For sports like cycling you could have a handicap system in place with those testing positive receiving time penalties perhaps.
I agree with Dugald that its hard to watch sport now, where any seemingly superhuman effort, whether obtained through drug use or not, will always have a question mark over it. Just look at whats been said about Lance Armstrong for instance.
J
I can't agree with you on this Osiris. Your suggestion of course isn't new, I've heard it before. If drugs were acceptable then sports events would simply become a competition among drug companies: best drugs win races, not the best competitors. The drug companies already have their competition on the stock market, let's leave it there.
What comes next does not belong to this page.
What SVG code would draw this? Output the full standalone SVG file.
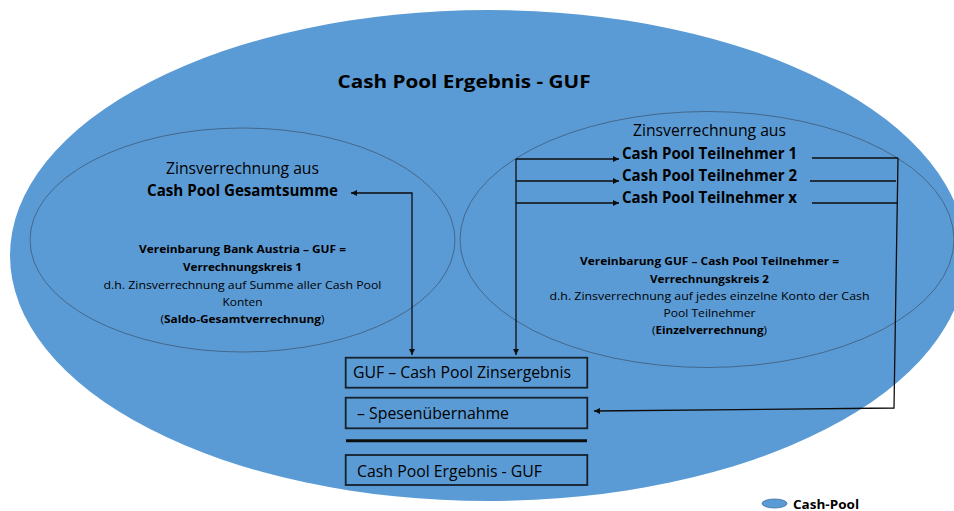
<svg xmlns="http://www.w3.org/2000/svg" width="954" height="511" viewBox="0 0 954 511">
<defs>
<style>
text{font-family:"Open Sans","Liberation Sans",sans-serif;fill:#000}
.b{font-weight:bold}
.hd{font-size:15.5px}
.sm{font-size:10.4px}
.bx{font-size:16px}
.inner{fill:none;stroke:#3E5B79;stroke-width:0.8}
.box{fill:none;stroke:#15202B;stroke-width:1.8}
.con{fill:none;stroke:#0d0d0d;stroke-width:1.3}
</style>
<marker id="ah" viewBox="0 0 10 10" refX="10" refY="5" markerWidth="7" markerHeight="6" markerUnits="userSpaceOnUse" orient="auto-start-reverse">
<path d="M0,0 L10,5 L0,10 z" fill="#0d0d0d"/>
</marker>
</defs>
<rect width="954" height="511" fill="#fff"/>
<g id="cash-pool">
<ellipse cx="488" cy="255.5" rx="478" ry="245.5" fill="#5B9BD5"/>
<text x="464" y="88" class="b" font-size="18.5" text-anchor="middle" textLength="253" lengthAdjust="spacingAndGlyphs">Cash Pool Ergebnis - GUF</text>
</g>
<g id="verrechnungskreis-1">
<ellipse class="inner" cx="242.5" cy="240" rx="212.5" ry="112"/>
<text x="242.5" y="174" class="hd" text-anchor="middle" textLength="153" lengthAdjust="spacingAndGlyphs">Zinsverrechnung aus</text>
<text x="242.5" y="196" class="hd b" text-anchor="middle" textLength="191" lengthAdjust="spacingAndGlyphs">Cash Pool Gesamtsumme</text>
<text x="242.5" y="253" class="sm b" text-anchor="middle" textLength="207" lengthAdjust="spacingAndGlyphs">Vereinbarung Bank Austria – GUF =</text>
<text x="242.5" y="271" class="sm b" text-anchor="middle" textLength="119" lengthAdjust="spacingAndGlyphs">Verrechnungskreis 1</text>
<text x="242.5" y="289" class="sm" text-anchor="middle" textLength="278" lengthAdjust="spacingAndGlyphs">d.h. Zinsverrechnung auf Summe aller Cash Pool</text>
<text x="242.5" y="306" class="sm" text-anchor="middle" textLength="40" lengthAdjust="spacingAndGlyphs">Konten</text>
<text x="242.5" y="323" class="sm" text-anchor="middle" textLength="164" lengthAdjust="spacingAndGlyphs">(<tspan class="b">Saldo-Gesamtverrechnung</tspan>)</text>
</g>
<g id="verrechnungskreis-2">
<ellipse class="inner" cx="707" cy="239.5" rx="247" ry="128"/>
<text x="709.5" y="136" class="hd" text-anchor="middle" textLength="153" lengthAdjust="spacingAndGlyphs">Zinsverrechnung aus</text>
<text x="622" y="159" class="hd b" textLength="175" lengthAdjust="spacingAndGlyphs">Cash Pool Teilnehmer 1</text>
<text x="622" y="181" class="hd b" textLength="175" lengthAdjust="spacingAndGlyphs">Cash Pool Teilnehmer 2</text>
<text x="622" y="203" class="hd b" textLength="175" lengthAdjust="spacingAndGlyphs">Cash Pool Teilnehmer x</text>
<text x="709.5" y="265" class="sm b" text-anchor="middle" textLength="259" lengthAdjust="spacingAndGlyphs">Vereinbarung GUF – Cash Pool Teilnehmer =</text>
<text x="709.5" y="283" class="sm b" text-anchor="middle" textLength="119" lengthAdjust="spacingAndGlyphs">Verrechnungskreis 2</text>
<text x="709.5" y="300" class="sm" text-anchor="middle" textLength="320" lengthAdjust="spacingAndGlyphs">d.h. Zinsverrechnung auf jedes einzelne Konto der Cash</text>
<text x="709.5" y="317" class="sm" text-anchor="middle" textLength="92" lengthAdjust="spacingAndGlyphs">Pool Teilnehmer</text>
<text x="709.5" y="334" class="sm" text-anchor="middle" textLength="115" lengthAdjust="spacingAndGlyphs">(<tspan class="b">Einzelverrechnung</tspan>)</text>
</g>
<g id="zinsergebnis">
<rect class="box" x="345.7" y="357.7" width="241.6" height="30"/>
<text x="353" y="378" class="bx" textLength="218" lengthAdjust="spacingAndGlyphs">GUF – Cash Pool Zinsergebnis</text>
</g>
<g id="spesenuebernahme">
<rect class="box" x="345.7" y="397.7" width="241.6" height="30.6"/>
<text x="357" y="419" class="bx" textLength="152" lengthAdjust="spacingAndGlyphs">– Spesenübernahme</text>
</g>
<g id="trennlinie">
<line x1="346" y1="440.7" x2="587" y2="440.7" stroke="#0d0d0d" stroke-width="3"/>
</g>
<g id="ergebnis">
<rect class="box" x="345.7" y="455" width="241.6" height="30"/>
<text x="357" y="476.7" class="bx" textLength="185" lengthAdjust="spacingAndGlyphs">Cash Pool Ergebnis - GUF</text>
</g>
<g id="legende">
<ellipse cx="774.5" cy="503.5" rx="12.5" ry="4.5" fill="#5B9BD5" stroke="#41719C" stroke-width="0.8"/>
<text x="793" y="508.5" class="b" font-size="12.5" textLength="66" lengthAdjust="spacingAndGlyphs">Cash-Pool</text>
</g>
<g id="connectors">
<path class="con" d="M351,193 L412,193 L412,355" marker-start="url(#ah)" marker-end="url(#ah)"/>
<path class="con" d="M516,159 L516,355" marker-end="url(#ah)"/>
<path class="con" d="M516,159 L619,159" marker-end="url(#ah)"/>
<path class="con" d="M516,181 L619,181" marker-end="url(#ah)"/>
<path class="con" d="M516,203 L619,203" marker-end="url(#ah)"/>
<path class="con" d="M812,158 L898,158"/>
<path class="con" d="M810,181 L896,181"/>
<path class="con" d="M812,203 L898,203"/>
<path class="con" d="M898,158 L894,408 L594,411" marker-end="url(#ah)"/>
</g>
</svg>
I think Cyclo expresses this idea very well when he says: "
The athlete who responds best to the therapy wins, rather than the best athlete. '
Many aspects of bicyle racing has had handicap systems for years, and I think they served the sport well. Imagine the headaches involved trying to organize a handicap sytem on the basis of testing postive and not testing postive, it would degenerate into the unfair illicit drug use that happens today.
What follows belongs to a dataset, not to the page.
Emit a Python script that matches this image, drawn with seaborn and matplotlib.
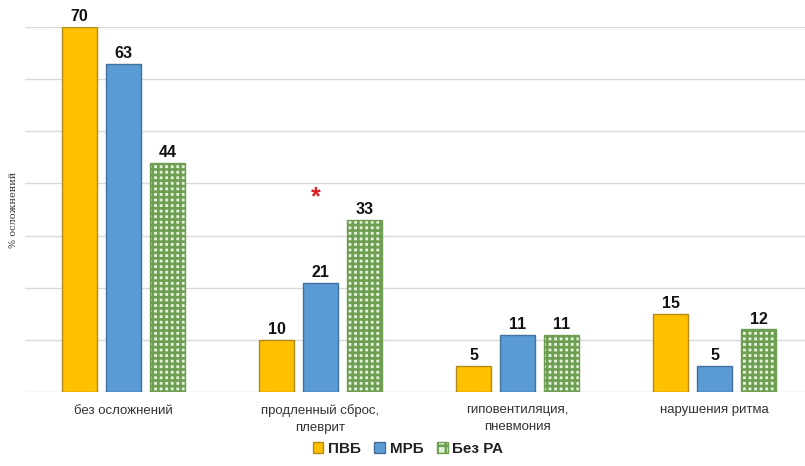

I think Armstrong had his name tarnished long before he ever started racing. One need only go back to the 1980 (?) Los Angeles Olympics when the Yankee cycling team use stored blood to improve their hemoglobin. It wasn't against any rules then, because it wasn't felt that anyone would go to this extent to win, and indeed it wasn't felt that cyclists could have afforded the high financial cost of doing this. Money can afford the drugs and the best means of avoiding detection, so Armstrong, not lacking backers or money, was under a cloud of suspicion even although he may have been absolutely innocent of taking drugs.
An added reason for outlawing the use of drugs is the absence of sound knowledge as to what the long-term effect of these 'modern' drugs might be. Look what happened to our Tommy Simpson, and that wasn't the long-term effect. Oh, then there's Pantani, and he's dead!
No Osiris, I don't think drugs would ever give any sport a level playing field. Let's leave drugs to the druggies!